Depois do jantar, os
homens saíam a caminho dos seus interesses. Fossem ricos, remediados ou pobres,
a regra era essa. As mulheres ficavam em casa. Prisioneiras das
responsabilidades que, tradicionalmente, lhes eram atribuídas, continuavam no
exercício das tarefas domésticas e, ao mesmo tempo, a cuidar dos filhos.
Destes, os mais pequenos faziam os trabalhos da escola ou brincavam, muitas
vezes na rua, à porta da casa, sempre aberta. Nas famílias sem posses para
terem criadas, competia às mães e às filhas com idade para ajudar, levantar a
mesa, lavar a loiça, arrumar a cozinha e, as mais das vezes, costurar.
Eram as mães que, contra elas próprias,
educavam raparigas e os rapazes a perpetuarem os hábitos da sociedade machista
em que cresci e me fiz homem, numa vivência estimulada pela Igreja e pelo poder
político da época. Jovem casadoira, qualquer que fosse a sua condição, já sabia
que o seu lugar ia ser no lar ou no ninho como algumas e alguns gostavam de
dizer. Ao contrário das mulheres do campo, eram poucas as da cidade com
trabalho fora de casa. Grande número destas, uma vez casadas, abandonavam o
emprego, para se dedicarem à casa e aos filhos.
No mundo rural não era assim. Pobres por condição
e tradição, mães com ou sem filhos e raparigas adolescentes tinham mesmo de
trabalhar sempre que as oportunidades surgissem e essas oportunidades eram,
sobretudo, a monda, a ceifa e a apanha da azeitona.

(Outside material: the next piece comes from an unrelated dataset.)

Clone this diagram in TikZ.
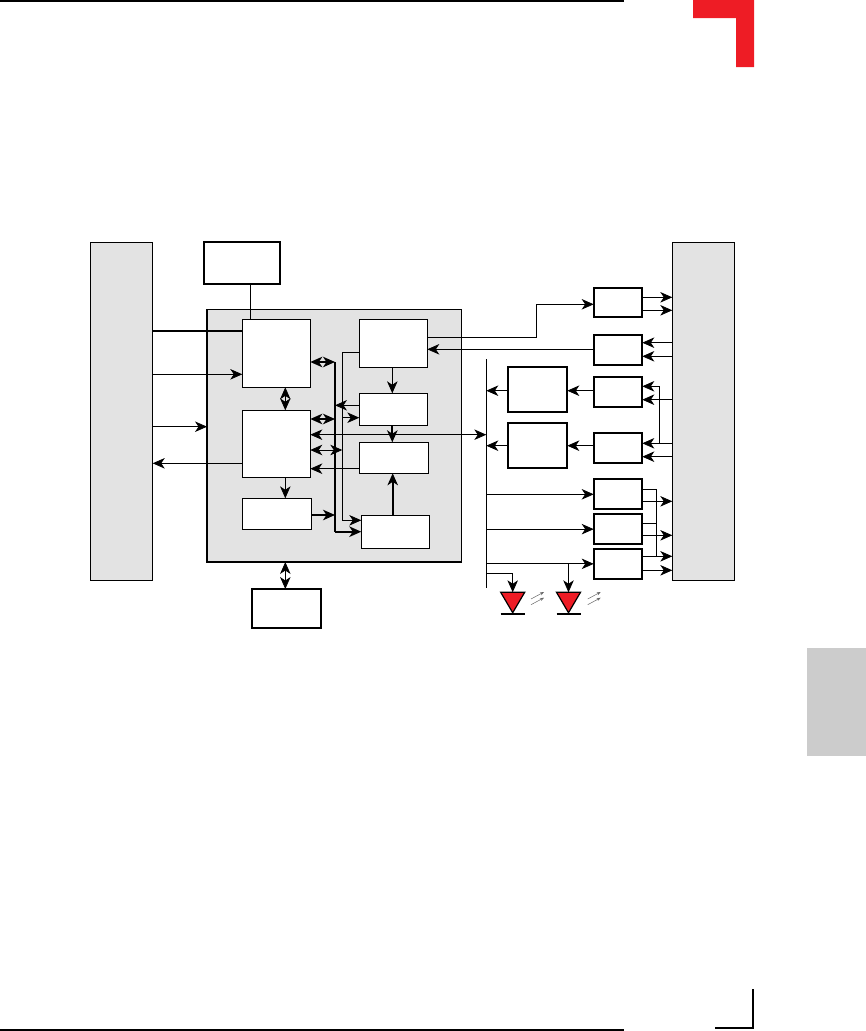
\documentclass[tikz,border=0pt]{standalone}
\usetikzlibrary{arrows.meta,calc}
\definecolor{panelgray}{HTML}{E3E3E3}
\definecolor{tabgray}{HTML}{CCCCCC}
\definecolor{markred}{HTML}{EE1C25}
\begin{document}
\begin{tikzpicture}[x=1pt,y=-1pt,>={Stealth[length=12pt,width=10.5pt,inset=3.5pt]}]
		\tikzstyle{panel} = [draw,line width=1,fill=panelgray,inner sep=0,outer sep=0]
		\tikzstyle{box} = [draw,line width=1,fill=white,inner sep=0,outer sep=0]
		\tikzstyle{heavybox} = [box,line width=1.7]
		\tikzstyle{wire} = [line width=0.8]
		\tikzstyle{heavywire} = [line width=1.8]
		\useasboundingbox (0,0) rectangle (866,1031);
		% page furniture
		\fill (0,0) rectangle (624,2);
		\fill (0,1029) rectangle (624,1031);
		\fill [markred] (693,0) -- (754,0) -- (754,67) -- (736,67) -- (736,18) -- (693,18) -- cycle;
		\draw [line width=1.6] (753,989) -- (753,1028) -- (715,1028);
		\fill [tabgray] (807,648) rectangle (866,756);
		% outer blocks
		\node [panel, minimum width=62.4, minimum height=337.7] (leftconn) at (121.5,411.15) {};
		\node [panel, minimum width=62.4, minimum height=337.7] (rightconn) at (703.5,411.15) {};
		\node [heavybox, minimum width=76.6, minimum height=42] (topbox) at (242,263) {};
		\node [panel, minimum width=254.3, minimum height=252.7] (chip) at (334.15,435.65) {};
		\draw [line width=1.7] (chip.north west) -- (chip.south west) -- (chip.south east);
		\node [heavybox, minimum width=69.6, minimum height=39] (membox) at (286.5,608.5) {};
		% inside the chip
		\node [box, minimum width=68, minimum height=68] (core) at (276.3,353.3) {};
		\node [box, minimum width=68, minimum height=67] (ctrl) at (276.3,443.8) {};
		\node [box, minimum width=69, minimum height=31] (sub) at (276.8,513.8) {};
		\node [box, minimum width=68, minimum height=48] (uart) at (393.3,343.3) {};
		\node [box, minimum width=68, minimum height=32] (regs) at (393.3,409.3) {};
		\node [box, minimum width=69, minimum height=31] (gate) at (393.8,457.8) {};
		\node [box, minimum width=68, minimum height=33] (timer) at (395.3,531.8) {};
		% right column
		\node [heavybox, minimum width=48.6, minimum height=29.6] (drvA) at (618,302.5) {};
		\node [heavybox, minimum width=48.6, minimum height=30] (drvB) at (618,349.7) {};
		\node [heavybox, minimum width=48.6, minimum height=30.3] (drvC) at (618,391.85) {};
		\node [heavybox, minimum width=48.6, minimum height=30.3] (drvD) at (618,447.85) {};
		\node [heavybox, minimum width=48.6, minimum height=30] (drvE) at (618,494.3) {};
		\node [heavybox, minimum width=48.6, minimum height=29.7] (drvF) at (618,529.15) {};
		\node [heavybox, minimum width=48.6, minimum height=30.3] (drvG) at (618,563.85) {};
		\node [heavybox, minimum width=59.6, minimum height=45.3] (isoA) at (537.5,389.35) {};
		\node [heavybox, minimum width=59.6, minimum height=45.6] (isoB) at (537.5,445.5) {};
		% bus lines
		\coordinate (bustop) at (486.3,359);
		\coordinate (busbot) at (486.3,587.7);
		\coordinate (maintop) at (335,362);
		\coordinate (mainbot) at (335,531.7);
		\coordinate (sigtop) at (342.3,352.3);
		\coordinate (sigbot) at (342.3,520.3);
		\coordinate (bend) at (536.7,304.3);
		\coordinate (ledA) at (512.7,592.3);
		\coordinate (ledB) at (568.5,592.3);
		\draw [wire] (bustop) -- (busbot);
		\draw [heavywire] (maintop) -- (mainbot);
		\draw [wire] (uart.west |- sigtop) -- (sigtop) -- (sigbot);
		% left side
		\draw [heavywire] (leftconn.east |- 0,330.7) -- (core.west |- 0,330.7);
		\draw [wire, ->] (leftconn.east |- 0,374.3) -- (core.west |- 0,374.3);
		\draw [wire, ->] (leftconn.east |- 0,426.7) -- (chip.west |- 0,426.7);
		\draw [wire, ->] (ctrl.west |- 0,463.3) -- (leftconn.east |- 0,463.3);
		\draw [wire] (topbox.south -| 250.3,0) -- (core.north -| 250.3,0);
		\draw [wire, <->] (core.south -| 285.3,0) -- (ctrl.north -| 285.3,0);
		\draw [wire, <->] (chip.south -| 285.3,0) -- (membox.north -| 285.3,0);
		\draw [wire, ->] (ctrl.south -| 285.3,0) -- (sub.north -| 285.3,0);
		% main bus
		\draw [heavywire, <->] (core.east |- maintop) -- (maintop);
		\draw [heavywire, <->] (ctrl.east |- 0,419) -- (maintop |- 0,419);
		\draw [wire, <->] (ctrl.east |- 0,450) -- (sigtop |- 0,450);
		\draw [wire, ->] (gate.west |- 0,468.7) -- (ctrl.east |- 0,468.7);
		\draw [heavywire, ->] (sub.east |- 0,515) -- (maintop |- 0,515);
		\draw [heavywire, ->] (mainbot) -- (timer.west |- mainbot);
		\draw [wire, ->] (regs.west |- 0,405.3) -- (maintop |- 0,405.3);
		\draw [wire, ->] (sigtop |- 0,417.7) -- (regs.west |- 0,417.7);
		\draw [wire, ->] (sigbot) -- (timer.west |- sigbot);
		\draw [wire, ->] (uart.south -| 392.3,0) -- (regs.north -| 392.3,0);
		\draw [heavywire, ->] (regs.south -| 392.3,0) -- (gate.north -| 392.3,0);
		\draw [heavywire, ->] (timer.north -| 392.7,0) -- (gate.south -| 392.7,0);
		\draw [wire, <->] (ctrl.east |- 0,434.7) -- (bustop |- 0,434.7);
		% to the right column
		\draw [wire, ->] (uart.east |- 0,337.3) -| (bend) -- (drvA.west |- bend);
		\draw [wire, ->] (drvB.west |- 0,349.3) -- (uart.east |- 0,349.3);
		\foreach \yy in {297.3,310.3}
			\draw [wire, ->] (drvA.east |- 0,\yy) -- (rightconn.west |- 0,\yy);
		\foreach \yy in {342.7,356.3}
			\draw [wire, ->] (rightconn.west |- 0,\yy) -- (drvB.east |- 0,\yy);
		\draw [wire, ->] (rightconn.west |- 0,399.7) -- (drvC.east |- 0,399.7);
		\draw [wire, ->] (rightconn.west |- 0,443.3) -- (drvD.east |- 0,443.3);
		\draw [wire, ->] (rightconn.west |- 0,456.7) -- (drvD.east |- 0,456.7);
		\draw [wire, ->] (659.3,443.3) -- (659.3,386.3) -- (drvC.east |- 0,386.3);
		\draw [wire, ->] (drvC.west |- 0,390.7) -- (isoA.east |- 0,390.7);
		\draw [wire, ->] (isoA.west |- 0,390.7) -- (bustop |- 0,390.7);
		\draw [wire, ->] (drvD.west |- 0,445.7) -- (isoB.east |- 0,445.7);
		\draw [wire, ->] (isoB.west |- 0,445.7) -- (bustop |- 0,445.7);
		\draw [wire, ->] (bustop |- drvE) -- (drvE.west);
		\draw [wire, ->] (bustop |- drvF) -- (drvF.west);
		\draw [wire, ->] (bustop |- drvG) -- (drvG.west);
		\draw [wire, ->] (bustop |- 0,573.7) -| (ledA);
		\draw [wire, ->] (ledB |- drvG) -- (ledB);
		\draw [wire] (drvE.east |- 0,489.3) -- (656.3,489.3) -- (656.3,556.3);
		\draw [wire] (drvF.east |- 0,523.3) -- (656.3,523.3);
		\foreach \yy in {501.3,535.3,556.3,570.3}
			\draw [wire, ->] (drvE.east |- 0,\yy) -- (rightconn.west |- 0,\yy);
		% leds
		\foreach \ledname/\gap in {ledA/18.3,ledB/19.2} {
			\draw [line width=1.2, fill=markred] (\ledname) ++(-12,0) -- ++(24,0) -- ++(-12,20.4) -- cycle;
			\draw [line width=1.6] ($(\ledname)+(-12,21.7)$) -- ++(24,0);
			\foreach \dy in {6.7,12.4}
				\draw [black!60, line width=0.5, -{Stealth[length=4pt,width=3pt]}] ($(\ledname)+(\gap,\dy)$) -- ++(13,-7);
		}
\end{tikzpicture}
\end{document}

Nesse tempo a roupa de casa e quase toda a de
vestir eram confecionadas no seio da família. O pronto-a-vestir dos dias de
hoje estava a décadas de distância, mas já havia algumas lojas onde se podia
comprar roupa feita. Eram os algibebes, (do árabe al gebabb, uma reminiscência
de cinco séculos de ocupação muçulmana), mas isso só para os homens e, em
especial, para os que tinham ligações ao mundo rural. Para uma clientela urbana
com posses para tal, havia os alfaiates e as camisarias. As mulheres, via de
regra, compravam os tecidos e as mais endinheiradas tinham costureiras em casa
ou pagavam às modistas. As tidas por remediadas talhavam, cosiam e orientavam
as filhas a fazerem o enxoval, respeitando o mesmo caminho que fora o delas.